**What is required:** Repeat exactly the lines of the listing below, please, starting with the first and ending with the line containing "const nLabels = ['N=1', 'N=2'];"; leave out the rest.

Begin

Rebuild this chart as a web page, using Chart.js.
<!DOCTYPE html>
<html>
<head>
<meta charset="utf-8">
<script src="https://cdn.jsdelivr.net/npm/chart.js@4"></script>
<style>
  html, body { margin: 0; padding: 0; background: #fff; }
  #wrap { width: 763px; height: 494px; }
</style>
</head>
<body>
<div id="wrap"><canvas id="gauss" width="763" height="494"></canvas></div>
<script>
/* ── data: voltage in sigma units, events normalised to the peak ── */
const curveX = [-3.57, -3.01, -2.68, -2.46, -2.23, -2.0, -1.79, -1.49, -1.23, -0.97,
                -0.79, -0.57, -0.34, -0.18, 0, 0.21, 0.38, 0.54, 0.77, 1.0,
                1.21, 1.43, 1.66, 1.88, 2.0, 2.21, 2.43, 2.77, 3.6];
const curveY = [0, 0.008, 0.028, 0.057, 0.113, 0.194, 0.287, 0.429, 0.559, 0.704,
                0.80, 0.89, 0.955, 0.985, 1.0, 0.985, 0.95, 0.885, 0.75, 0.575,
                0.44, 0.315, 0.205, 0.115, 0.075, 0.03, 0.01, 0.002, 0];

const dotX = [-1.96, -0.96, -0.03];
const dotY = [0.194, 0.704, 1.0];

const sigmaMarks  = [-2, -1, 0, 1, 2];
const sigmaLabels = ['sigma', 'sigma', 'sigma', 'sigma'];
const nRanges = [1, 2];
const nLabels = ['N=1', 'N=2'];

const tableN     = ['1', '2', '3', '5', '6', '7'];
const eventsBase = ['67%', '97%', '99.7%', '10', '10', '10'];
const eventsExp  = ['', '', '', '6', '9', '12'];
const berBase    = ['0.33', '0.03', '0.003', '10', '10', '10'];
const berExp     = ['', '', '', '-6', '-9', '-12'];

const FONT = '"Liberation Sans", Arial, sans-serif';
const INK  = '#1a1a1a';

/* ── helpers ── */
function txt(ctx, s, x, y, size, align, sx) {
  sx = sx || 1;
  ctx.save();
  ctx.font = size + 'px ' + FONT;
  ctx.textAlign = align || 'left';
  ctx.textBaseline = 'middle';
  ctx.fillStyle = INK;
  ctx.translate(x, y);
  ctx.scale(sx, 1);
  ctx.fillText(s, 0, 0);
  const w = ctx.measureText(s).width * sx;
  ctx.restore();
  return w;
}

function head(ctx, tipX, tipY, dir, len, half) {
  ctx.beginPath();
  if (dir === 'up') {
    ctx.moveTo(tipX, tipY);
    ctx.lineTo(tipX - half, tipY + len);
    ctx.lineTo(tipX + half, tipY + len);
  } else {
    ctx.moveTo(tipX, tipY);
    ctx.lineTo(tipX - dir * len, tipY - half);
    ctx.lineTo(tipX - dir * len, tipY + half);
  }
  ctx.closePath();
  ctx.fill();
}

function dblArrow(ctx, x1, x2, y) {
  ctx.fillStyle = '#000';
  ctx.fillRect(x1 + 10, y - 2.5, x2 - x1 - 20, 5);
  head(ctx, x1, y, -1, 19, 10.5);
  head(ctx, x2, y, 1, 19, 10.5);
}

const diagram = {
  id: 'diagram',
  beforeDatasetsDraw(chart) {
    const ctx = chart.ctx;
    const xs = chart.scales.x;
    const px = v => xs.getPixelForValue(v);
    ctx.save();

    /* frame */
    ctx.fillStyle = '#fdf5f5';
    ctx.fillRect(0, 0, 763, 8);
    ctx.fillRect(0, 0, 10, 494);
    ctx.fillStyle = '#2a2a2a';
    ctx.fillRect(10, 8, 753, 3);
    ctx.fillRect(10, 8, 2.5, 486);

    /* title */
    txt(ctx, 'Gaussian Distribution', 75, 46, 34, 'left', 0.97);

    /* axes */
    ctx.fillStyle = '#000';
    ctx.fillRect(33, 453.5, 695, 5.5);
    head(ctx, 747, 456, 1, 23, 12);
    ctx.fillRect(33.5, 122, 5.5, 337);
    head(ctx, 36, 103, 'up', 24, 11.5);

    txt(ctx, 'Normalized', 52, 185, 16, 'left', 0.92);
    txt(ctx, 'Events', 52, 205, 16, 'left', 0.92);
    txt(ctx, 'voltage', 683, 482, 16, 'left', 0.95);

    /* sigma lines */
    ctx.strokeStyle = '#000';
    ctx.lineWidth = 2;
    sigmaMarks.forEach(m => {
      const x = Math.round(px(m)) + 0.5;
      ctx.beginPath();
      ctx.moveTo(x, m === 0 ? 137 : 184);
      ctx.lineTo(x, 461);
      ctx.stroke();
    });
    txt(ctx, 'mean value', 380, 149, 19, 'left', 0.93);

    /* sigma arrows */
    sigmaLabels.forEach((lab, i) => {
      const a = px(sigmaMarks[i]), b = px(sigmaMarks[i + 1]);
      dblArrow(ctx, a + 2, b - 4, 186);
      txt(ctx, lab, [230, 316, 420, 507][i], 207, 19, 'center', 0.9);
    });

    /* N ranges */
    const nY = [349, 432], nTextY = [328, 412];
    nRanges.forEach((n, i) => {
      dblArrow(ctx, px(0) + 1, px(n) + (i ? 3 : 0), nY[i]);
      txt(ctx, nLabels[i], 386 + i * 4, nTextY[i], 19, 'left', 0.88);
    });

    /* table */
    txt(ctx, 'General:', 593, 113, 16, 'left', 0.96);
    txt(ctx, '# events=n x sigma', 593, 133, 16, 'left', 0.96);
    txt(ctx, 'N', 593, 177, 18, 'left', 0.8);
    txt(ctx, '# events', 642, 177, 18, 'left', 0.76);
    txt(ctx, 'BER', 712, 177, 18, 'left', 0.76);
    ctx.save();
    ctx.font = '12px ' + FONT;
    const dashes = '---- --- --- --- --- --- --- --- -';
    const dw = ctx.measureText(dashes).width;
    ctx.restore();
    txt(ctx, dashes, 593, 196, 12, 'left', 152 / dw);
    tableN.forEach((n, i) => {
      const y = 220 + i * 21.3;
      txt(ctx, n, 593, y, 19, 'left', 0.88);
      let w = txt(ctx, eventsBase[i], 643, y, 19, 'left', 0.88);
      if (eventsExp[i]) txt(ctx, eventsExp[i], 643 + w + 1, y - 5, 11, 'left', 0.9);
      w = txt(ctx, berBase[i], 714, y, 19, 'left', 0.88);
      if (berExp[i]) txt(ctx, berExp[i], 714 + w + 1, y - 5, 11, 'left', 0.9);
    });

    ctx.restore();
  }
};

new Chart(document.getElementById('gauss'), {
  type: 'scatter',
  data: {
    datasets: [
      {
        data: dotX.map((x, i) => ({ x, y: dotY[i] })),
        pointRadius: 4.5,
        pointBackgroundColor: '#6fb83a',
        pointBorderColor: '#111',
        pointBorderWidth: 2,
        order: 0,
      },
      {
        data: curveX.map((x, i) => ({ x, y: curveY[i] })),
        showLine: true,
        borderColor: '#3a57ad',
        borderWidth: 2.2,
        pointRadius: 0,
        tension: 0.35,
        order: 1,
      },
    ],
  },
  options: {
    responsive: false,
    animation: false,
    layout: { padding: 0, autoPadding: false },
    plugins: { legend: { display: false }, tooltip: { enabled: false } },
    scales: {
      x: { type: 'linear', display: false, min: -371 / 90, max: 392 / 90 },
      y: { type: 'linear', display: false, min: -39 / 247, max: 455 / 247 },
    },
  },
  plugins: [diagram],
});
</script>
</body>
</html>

End

**Exercise response:**
Rebuild this chart as a web page, using Chart.js.
<!DOCTYPE html>
<html>
<head>
<meta charset="utf-8">
<script src="https://cdn.jsdelivr.net/npm/chart.js@4"></script>
<style>
  html, body { margin: 0; padding: 0; background: #fff; }
  #wrap { width: 763px; height: 494px; }
</style>
</head>
<body>
<div id="wrap"><canvas id="gauss" width="763" height="494"></canvas></div>
<script>
/* ── data: voltage in sigma units, events normalised to the peak ── */
const curveX = [-3.57, -3.01, -2.68, -2.46, -2.23, -2.0, -1.79, -1.49, -1.23, -0.97,
                -0.79, -0.57, -0.34, -0.18, 0, 0.21, 0.38, 0.54, 0.77, 1.0,
                1.21, 1.43, 1.66, 1.88, 2.0, 2.21, 2.43, 2.77, 3.6];
const curveY = [0, 0.008, 0.028, 0.057, 0.113, 0.194, 0.287, 0.429, 0.559, 0.704,
                0.80, 0.89, 0.955, 0.985, 1.0, 0.985, 0.95, 0.885, 0.75, 0.575,
                0.44, 0.315, 0.205, 0.115, 0.075, 0.03, 0.01, 0.002, 0];

const dotX = [-1.96, -0.96, -0.03];
const dotY = [0.194, 0.704, 1.0];

const sigmaMarks  = [-2, -1, 0, 1, 2];
const sigmaLabels = ['sigma', 'sigma', 'sigma', 'sigma'];
const nRanges = [1, 2];
const nLabels = ['N=1', 'N=2'];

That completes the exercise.